Stated task: Will you repeat only the lines from the one with "Convert this chart to Chart.js code." through the one with "const ink = '#333333';", both included, leaving every picture out?
━━━━━ Data for processing ━━━━━
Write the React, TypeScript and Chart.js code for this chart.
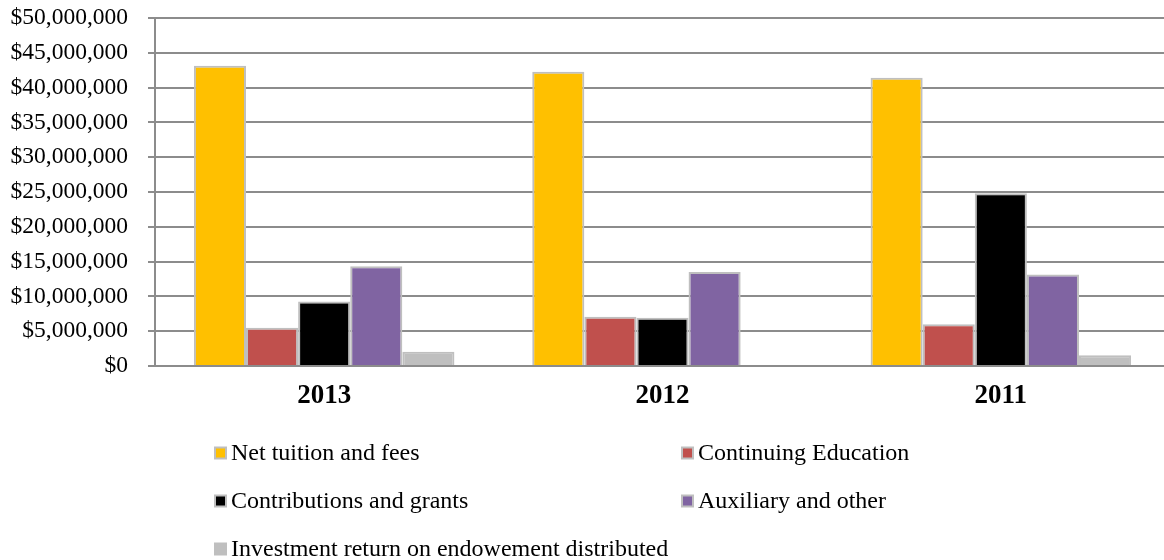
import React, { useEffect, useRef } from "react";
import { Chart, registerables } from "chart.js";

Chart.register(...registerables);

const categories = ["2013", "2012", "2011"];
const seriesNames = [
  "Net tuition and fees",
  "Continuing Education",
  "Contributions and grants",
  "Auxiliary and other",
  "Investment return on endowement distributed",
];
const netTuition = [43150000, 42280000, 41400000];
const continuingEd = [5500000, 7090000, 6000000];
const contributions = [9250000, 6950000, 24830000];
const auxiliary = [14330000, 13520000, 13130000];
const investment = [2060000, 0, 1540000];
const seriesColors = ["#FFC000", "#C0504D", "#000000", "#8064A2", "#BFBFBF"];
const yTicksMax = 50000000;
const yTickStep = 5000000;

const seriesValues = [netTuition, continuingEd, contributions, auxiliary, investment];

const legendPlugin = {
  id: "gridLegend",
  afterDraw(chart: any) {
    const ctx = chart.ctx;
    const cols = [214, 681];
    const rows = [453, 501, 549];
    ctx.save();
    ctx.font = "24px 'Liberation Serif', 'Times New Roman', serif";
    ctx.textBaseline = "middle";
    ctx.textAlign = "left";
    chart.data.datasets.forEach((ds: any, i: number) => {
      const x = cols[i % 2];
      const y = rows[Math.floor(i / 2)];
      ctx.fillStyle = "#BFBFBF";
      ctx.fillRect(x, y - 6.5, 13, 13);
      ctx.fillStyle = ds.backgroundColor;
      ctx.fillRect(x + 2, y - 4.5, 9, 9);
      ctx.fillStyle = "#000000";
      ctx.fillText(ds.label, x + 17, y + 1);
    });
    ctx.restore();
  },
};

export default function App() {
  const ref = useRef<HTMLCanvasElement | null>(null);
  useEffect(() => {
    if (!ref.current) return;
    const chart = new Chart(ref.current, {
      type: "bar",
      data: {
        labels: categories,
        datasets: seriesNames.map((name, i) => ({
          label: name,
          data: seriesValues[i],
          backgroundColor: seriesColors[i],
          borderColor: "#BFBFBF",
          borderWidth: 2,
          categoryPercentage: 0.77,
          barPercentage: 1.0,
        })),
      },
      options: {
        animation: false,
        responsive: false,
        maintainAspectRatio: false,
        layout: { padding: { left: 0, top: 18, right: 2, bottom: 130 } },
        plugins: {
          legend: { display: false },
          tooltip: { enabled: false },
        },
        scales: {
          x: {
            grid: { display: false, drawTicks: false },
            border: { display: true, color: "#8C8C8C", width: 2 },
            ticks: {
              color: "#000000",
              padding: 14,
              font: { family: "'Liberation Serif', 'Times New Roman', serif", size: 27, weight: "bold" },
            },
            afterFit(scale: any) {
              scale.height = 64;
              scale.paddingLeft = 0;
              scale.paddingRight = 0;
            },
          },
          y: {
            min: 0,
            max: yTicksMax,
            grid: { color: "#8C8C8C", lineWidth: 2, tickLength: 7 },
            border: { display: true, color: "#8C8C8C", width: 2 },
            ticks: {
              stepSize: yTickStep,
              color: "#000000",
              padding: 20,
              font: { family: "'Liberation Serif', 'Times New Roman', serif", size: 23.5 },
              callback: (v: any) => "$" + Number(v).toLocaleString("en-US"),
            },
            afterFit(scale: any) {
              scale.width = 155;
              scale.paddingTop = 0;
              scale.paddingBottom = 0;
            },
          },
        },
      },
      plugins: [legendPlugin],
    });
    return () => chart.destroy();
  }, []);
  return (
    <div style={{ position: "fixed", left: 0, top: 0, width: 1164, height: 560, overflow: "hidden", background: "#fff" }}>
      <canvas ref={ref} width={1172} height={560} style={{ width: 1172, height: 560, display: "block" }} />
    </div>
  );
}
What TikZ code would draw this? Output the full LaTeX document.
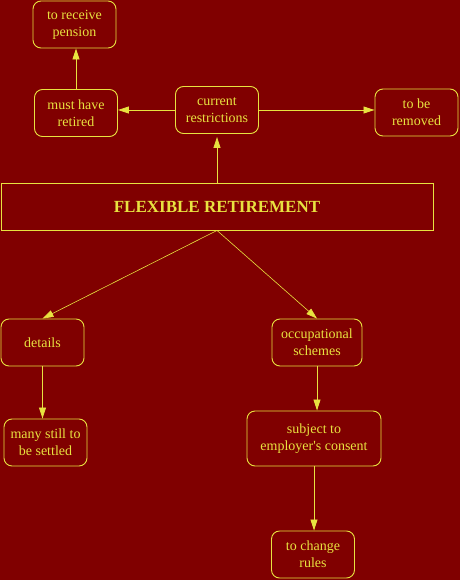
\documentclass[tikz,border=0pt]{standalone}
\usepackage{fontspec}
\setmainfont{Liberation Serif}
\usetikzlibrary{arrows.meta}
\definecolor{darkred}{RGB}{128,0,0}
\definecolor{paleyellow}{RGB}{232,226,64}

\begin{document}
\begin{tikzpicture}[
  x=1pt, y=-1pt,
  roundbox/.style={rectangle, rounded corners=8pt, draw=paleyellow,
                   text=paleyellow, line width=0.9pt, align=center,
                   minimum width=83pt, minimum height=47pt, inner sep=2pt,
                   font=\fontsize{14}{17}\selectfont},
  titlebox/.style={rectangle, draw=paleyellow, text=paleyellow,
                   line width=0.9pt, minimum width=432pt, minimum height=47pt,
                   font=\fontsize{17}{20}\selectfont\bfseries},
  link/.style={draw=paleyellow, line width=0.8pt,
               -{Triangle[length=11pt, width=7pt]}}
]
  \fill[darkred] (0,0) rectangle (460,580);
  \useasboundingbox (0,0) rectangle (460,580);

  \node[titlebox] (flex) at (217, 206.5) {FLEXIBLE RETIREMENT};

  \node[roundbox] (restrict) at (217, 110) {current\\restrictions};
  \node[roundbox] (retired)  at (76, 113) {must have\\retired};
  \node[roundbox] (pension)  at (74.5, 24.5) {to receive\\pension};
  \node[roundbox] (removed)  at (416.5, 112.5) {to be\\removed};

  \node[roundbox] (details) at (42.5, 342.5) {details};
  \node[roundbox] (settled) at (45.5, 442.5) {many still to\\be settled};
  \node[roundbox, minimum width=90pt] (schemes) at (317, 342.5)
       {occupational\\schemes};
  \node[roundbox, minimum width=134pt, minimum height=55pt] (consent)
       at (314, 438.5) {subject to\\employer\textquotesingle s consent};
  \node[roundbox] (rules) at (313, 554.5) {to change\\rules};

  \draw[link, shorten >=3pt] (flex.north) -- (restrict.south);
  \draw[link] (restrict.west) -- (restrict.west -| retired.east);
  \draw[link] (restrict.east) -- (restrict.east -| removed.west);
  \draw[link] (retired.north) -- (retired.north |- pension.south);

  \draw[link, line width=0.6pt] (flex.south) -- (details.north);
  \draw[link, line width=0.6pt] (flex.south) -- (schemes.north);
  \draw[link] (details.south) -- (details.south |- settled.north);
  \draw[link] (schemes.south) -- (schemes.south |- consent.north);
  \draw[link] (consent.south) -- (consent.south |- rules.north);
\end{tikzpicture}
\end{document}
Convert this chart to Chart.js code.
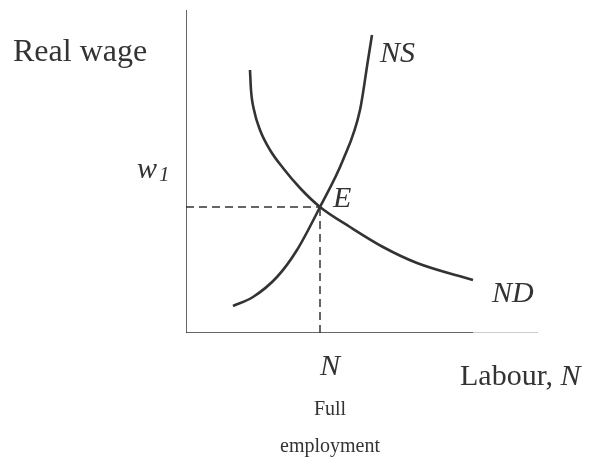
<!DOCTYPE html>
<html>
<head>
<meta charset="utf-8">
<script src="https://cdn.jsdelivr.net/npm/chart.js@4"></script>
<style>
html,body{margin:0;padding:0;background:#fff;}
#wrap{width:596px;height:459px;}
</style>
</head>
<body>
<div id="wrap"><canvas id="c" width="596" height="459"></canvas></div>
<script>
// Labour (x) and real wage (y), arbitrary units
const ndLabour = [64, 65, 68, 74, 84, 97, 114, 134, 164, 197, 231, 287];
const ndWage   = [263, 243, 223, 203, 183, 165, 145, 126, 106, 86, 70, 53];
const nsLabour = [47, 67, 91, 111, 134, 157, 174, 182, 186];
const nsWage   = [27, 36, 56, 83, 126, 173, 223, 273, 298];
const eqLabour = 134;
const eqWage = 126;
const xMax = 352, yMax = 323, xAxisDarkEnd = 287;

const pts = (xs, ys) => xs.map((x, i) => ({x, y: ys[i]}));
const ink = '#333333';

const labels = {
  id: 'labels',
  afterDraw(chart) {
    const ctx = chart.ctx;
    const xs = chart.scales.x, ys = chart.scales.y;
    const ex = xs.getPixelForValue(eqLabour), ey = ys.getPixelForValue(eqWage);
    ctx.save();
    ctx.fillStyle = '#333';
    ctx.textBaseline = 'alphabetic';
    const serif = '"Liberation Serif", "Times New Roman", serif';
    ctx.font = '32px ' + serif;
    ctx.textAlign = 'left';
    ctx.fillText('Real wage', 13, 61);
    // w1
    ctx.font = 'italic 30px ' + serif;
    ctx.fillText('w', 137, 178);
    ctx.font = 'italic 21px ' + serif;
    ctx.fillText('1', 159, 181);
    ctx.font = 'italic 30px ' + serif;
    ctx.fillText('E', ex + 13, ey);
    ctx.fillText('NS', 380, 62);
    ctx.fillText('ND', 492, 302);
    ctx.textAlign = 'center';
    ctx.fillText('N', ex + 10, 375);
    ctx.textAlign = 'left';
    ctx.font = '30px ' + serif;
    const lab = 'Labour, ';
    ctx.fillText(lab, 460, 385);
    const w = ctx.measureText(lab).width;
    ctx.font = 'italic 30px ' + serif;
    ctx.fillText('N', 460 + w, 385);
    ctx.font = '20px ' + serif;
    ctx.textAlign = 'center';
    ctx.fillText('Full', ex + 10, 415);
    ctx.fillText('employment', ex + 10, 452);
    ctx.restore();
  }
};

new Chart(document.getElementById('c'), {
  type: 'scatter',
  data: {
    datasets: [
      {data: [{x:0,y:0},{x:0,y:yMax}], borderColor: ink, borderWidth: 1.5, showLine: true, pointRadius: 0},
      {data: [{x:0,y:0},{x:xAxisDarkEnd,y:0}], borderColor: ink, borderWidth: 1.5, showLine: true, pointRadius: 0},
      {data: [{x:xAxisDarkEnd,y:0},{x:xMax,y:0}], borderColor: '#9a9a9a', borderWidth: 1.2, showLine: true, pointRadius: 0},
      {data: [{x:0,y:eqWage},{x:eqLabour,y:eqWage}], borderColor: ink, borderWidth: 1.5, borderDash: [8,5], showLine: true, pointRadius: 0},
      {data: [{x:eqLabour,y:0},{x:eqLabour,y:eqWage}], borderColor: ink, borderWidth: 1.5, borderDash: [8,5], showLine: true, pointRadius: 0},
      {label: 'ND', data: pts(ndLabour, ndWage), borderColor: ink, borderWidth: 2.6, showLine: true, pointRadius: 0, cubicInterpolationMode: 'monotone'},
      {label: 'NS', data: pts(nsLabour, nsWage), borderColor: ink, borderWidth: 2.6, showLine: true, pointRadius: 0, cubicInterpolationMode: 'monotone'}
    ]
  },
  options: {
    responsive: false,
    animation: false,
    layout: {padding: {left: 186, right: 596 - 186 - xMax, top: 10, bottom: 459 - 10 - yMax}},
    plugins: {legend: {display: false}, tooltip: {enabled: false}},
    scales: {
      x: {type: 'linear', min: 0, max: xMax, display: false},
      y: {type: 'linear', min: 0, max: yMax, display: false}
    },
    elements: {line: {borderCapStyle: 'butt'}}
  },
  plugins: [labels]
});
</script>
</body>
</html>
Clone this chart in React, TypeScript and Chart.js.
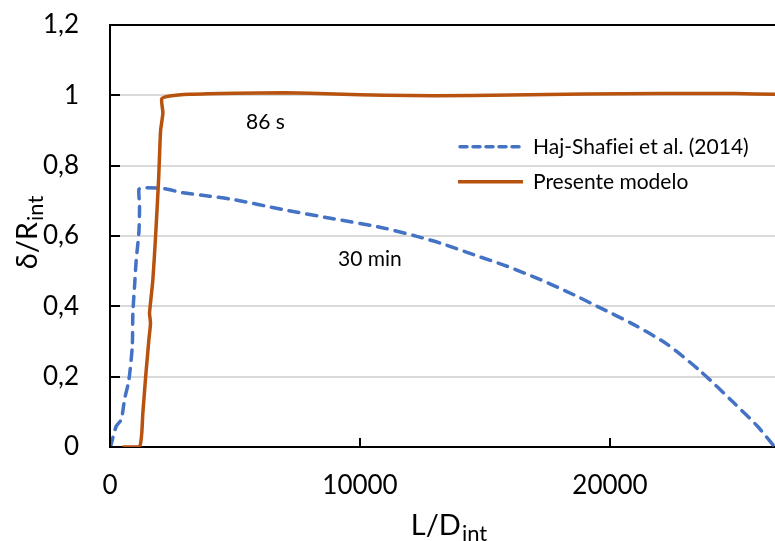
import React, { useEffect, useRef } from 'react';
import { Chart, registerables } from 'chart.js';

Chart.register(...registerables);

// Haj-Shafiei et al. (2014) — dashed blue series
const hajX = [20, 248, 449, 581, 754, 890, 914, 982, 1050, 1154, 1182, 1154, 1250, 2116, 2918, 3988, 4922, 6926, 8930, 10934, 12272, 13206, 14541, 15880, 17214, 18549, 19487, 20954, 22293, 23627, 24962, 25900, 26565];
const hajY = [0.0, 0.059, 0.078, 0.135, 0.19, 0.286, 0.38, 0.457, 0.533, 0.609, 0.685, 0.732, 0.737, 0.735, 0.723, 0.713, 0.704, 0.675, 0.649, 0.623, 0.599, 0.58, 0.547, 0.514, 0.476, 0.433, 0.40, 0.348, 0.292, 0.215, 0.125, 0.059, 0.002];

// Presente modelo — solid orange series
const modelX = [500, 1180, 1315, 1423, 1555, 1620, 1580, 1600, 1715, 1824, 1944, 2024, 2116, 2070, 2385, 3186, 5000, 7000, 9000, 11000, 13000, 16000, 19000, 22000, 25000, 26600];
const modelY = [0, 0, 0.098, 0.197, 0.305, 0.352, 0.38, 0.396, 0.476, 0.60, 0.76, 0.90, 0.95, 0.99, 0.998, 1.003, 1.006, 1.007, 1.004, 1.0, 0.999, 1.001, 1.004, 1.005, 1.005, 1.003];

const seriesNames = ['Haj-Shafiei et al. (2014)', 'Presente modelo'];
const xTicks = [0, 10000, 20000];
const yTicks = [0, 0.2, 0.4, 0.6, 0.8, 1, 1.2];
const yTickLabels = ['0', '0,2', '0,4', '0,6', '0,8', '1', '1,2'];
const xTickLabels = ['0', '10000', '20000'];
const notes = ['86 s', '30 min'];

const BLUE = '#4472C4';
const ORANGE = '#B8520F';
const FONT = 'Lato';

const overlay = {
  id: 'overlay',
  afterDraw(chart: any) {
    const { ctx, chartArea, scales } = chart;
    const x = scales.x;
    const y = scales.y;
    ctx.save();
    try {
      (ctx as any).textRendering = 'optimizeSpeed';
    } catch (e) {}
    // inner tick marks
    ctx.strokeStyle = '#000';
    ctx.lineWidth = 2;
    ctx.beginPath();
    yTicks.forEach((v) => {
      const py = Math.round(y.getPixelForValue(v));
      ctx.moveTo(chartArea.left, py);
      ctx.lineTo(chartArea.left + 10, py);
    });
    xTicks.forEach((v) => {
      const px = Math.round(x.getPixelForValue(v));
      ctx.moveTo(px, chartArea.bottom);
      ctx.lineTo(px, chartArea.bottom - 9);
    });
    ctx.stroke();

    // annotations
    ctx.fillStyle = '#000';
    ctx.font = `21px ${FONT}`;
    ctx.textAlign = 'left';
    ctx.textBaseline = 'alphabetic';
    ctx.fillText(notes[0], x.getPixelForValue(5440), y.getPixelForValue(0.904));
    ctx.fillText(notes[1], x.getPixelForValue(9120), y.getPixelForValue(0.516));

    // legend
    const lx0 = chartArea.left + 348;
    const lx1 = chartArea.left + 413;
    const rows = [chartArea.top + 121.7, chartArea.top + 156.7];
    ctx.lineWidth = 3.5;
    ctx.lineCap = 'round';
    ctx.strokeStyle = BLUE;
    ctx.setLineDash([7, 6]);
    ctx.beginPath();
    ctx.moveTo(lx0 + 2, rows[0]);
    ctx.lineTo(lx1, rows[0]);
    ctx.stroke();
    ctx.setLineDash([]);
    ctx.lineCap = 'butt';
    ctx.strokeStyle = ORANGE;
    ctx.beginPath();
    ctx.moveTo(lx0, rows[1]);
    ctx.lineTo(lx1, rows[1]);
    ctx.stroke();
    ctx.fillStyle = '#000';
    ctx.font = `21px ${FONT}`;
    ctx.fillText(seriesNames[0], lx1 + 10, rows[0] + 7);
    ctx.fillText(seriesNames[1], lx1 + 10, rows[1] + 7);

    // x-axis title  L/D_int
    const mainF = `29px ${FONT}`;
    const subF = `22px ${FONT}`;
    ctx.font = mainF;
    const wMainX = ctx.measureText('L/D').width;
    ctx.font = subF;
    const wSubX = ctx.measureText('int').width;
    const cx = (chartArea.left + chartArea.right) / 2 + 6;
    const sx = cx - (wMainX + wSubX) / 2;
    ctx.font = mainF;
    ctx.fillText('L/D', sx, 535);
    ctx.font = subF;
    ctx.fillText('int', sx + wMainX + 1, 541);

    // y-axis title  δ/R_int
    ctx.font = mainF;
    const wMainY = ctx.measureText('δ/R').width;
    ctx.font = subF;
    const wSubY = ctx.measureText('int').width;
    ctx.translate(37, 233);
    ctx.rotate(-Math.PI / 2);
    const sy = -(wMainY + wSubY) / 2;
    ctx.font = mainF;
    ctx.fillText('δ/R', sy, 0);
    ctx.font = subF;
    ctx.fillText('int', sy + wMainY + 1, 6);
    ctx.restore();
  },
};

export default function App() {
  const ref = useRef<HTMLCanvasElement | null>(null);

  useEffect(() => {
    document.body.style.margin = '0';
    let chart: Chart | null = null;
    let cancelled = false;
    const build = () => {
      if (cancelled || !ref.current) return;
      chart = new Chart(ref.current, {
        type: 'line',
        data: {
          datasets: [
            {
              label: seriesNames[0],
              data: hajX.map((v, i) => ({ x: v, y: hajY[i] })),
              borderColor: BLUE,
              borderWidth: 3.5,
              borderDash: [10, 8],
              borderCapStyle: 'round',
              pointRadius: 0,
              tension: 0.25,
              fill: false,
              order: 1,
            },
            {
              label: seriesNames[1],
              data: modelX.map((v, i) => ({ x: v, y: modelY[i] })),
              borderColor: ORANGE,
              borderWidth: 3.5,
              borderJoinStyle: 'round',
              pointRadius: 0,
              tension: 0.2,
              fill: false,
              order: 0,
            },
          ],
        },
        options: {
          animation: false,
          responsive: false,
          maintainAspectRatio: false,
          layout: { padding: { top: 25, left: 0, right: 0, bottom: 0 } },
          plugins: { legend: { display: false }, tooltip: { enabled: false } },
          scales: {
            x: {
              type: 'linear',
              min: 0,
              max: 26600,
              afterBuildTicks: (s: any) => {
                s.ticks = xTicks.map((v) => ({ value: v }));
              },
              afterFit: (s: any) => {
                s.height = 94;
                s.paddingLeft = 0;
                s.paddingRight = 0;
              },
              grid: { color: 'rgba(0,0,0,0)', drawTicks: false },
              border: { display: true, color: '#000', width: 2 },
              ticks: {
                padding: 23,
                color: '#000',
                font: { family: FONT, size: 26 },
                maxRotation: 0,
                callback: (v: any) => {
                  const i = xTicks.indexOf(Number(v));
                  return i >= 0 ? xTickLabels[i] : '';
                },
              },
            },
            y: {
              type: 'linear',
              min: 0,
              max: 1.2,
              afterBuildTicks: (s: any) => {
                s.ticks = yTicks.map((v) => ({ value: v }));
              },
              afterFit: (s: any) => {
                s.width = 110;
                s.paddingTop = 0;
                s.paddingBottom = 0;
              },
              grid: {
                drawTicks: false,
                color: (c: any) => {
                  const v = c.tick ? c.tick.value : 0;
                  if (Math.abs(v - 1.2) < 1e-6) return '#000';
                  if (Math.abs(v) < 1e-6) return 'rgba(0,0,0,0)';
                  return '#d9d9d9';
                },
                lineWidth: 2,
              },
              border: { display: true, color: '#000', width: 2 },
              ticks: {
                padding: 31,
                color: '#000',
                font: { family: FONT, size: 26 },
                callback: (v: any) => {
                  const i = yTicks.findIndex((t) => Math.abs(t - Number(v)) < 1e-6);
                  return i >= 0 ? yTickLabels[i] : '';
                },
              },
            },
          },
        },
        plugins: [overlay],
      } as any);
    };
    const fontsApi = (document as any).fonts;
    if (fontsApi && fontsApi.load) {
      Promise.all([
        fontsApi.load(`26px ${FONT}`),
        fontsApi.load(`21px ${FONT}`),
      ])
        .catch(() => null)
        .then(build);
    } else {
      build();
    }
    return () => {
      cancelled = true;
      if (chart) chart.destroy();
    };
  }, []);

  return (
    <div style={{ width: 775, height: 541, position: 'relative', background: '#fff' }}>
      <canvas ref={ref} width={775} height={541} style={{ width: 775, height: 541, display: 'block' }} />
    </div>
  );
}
━━━━━
Completed exercise:
Convert this chart to Chart.js code.
<!DOCTYPE html>
<html>
<head>
<meta charset="utf-8">
<script src="https://cdn.jsdelivr.net/npm/chart.js@4"></script>
<style>
html,body{margin:0;padding:0;background:#fff;}
#wrap{width:596px;height:459px;}
</style>
</head>
<body>
<div id="wrap"><canvas id="c" width="596" height="459"></canvas></div>
<script>
// Labour (x) and real wage (y), arbitrary units
const ndLabour = [64, 65, 68, 74, 84, 97, 114, 134, 164, 197, 231, 287];
const ndWage   = [263, 243, 223, 203, 183, 165, 145, 126, 106, 86, 70, 53];
const nsLabour = [47, 67, 91, 111, 134, 157, 174, 182, 186];
const nsWage   = [27, 36, 56, 83, 126, 173, 223, 273, 298];
const eqLabour = 134;
const eqWage = 126;
const xMax = 352, yMax = 323, xAxisDarkEnd = 287;

const pts = (xs, ys) => xs.map((x, i) => ({x, y: ys[i]}));
const ink = '#333333';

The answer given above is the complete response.